The Global Services group, which drove more than half of Big Blue’s sales in the quarter, posted revenues of $12 billion, up only 3 percent. Global Services has been a problem for IBM for more than a year, as companies are doing fewer big, long-term contracts and more smaller, short-term contracts. Loughridge said that short-term signings hit IBM’s targets, with $5.1 billion, but that long-term signings missed targets with only $5.4 billion in revenue. IBM’s total services deal backlog is estimated to be around $109 billion.
IBM split the Global Services business in two last year, creating the Global Technology Services (GTS) and Global Business Services (GBS) units. The GTS unit is the workhorse, with $8.1 billion in revenue booked during the quarter and a total of $6.4 billion in new signings; about 70 percent of the future revenue represented in those deals were in long-term contracts. GTS includes strategic outsourcing, which had a revenue increase of 6 percent, but a signings decline of 29 percent as a number of big deals slipped into the fourth quarter, according to Loughridge. Business transformation outsourcing sales were up 5 percent in the quarter, but bookings increased a staggering 150 percent. Loughridge said that short-term signings for the GBS unit increased by 11 percent and that revenue booked during the quarter rose by 1 percent.

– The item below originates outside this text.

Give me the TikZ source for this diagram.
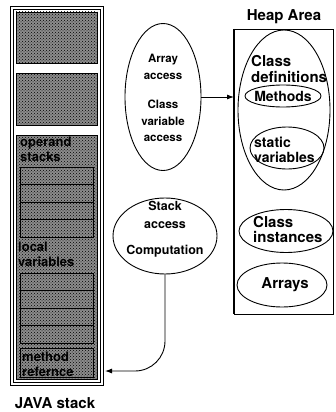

On a geographical basis, IBM’s sales in the Americas region drove the largest part of the company’s sales in the third quarter, with $9.8 billion. But sales in the Americas only increased by 3 percent. IBM’s revenues from the Europe, Middle East, and Africa region, as reported by at headquarters in U.S. dollars, grew by 6 percent to $7.3 billion in the quarter. Sales in the Asia/Pacific region increased by 4 percent to hit $4.5 billion. OEM sales–mostly Power chips and not reconciled to any geography–accounted for $1 billion in the quarter, up 24 percent.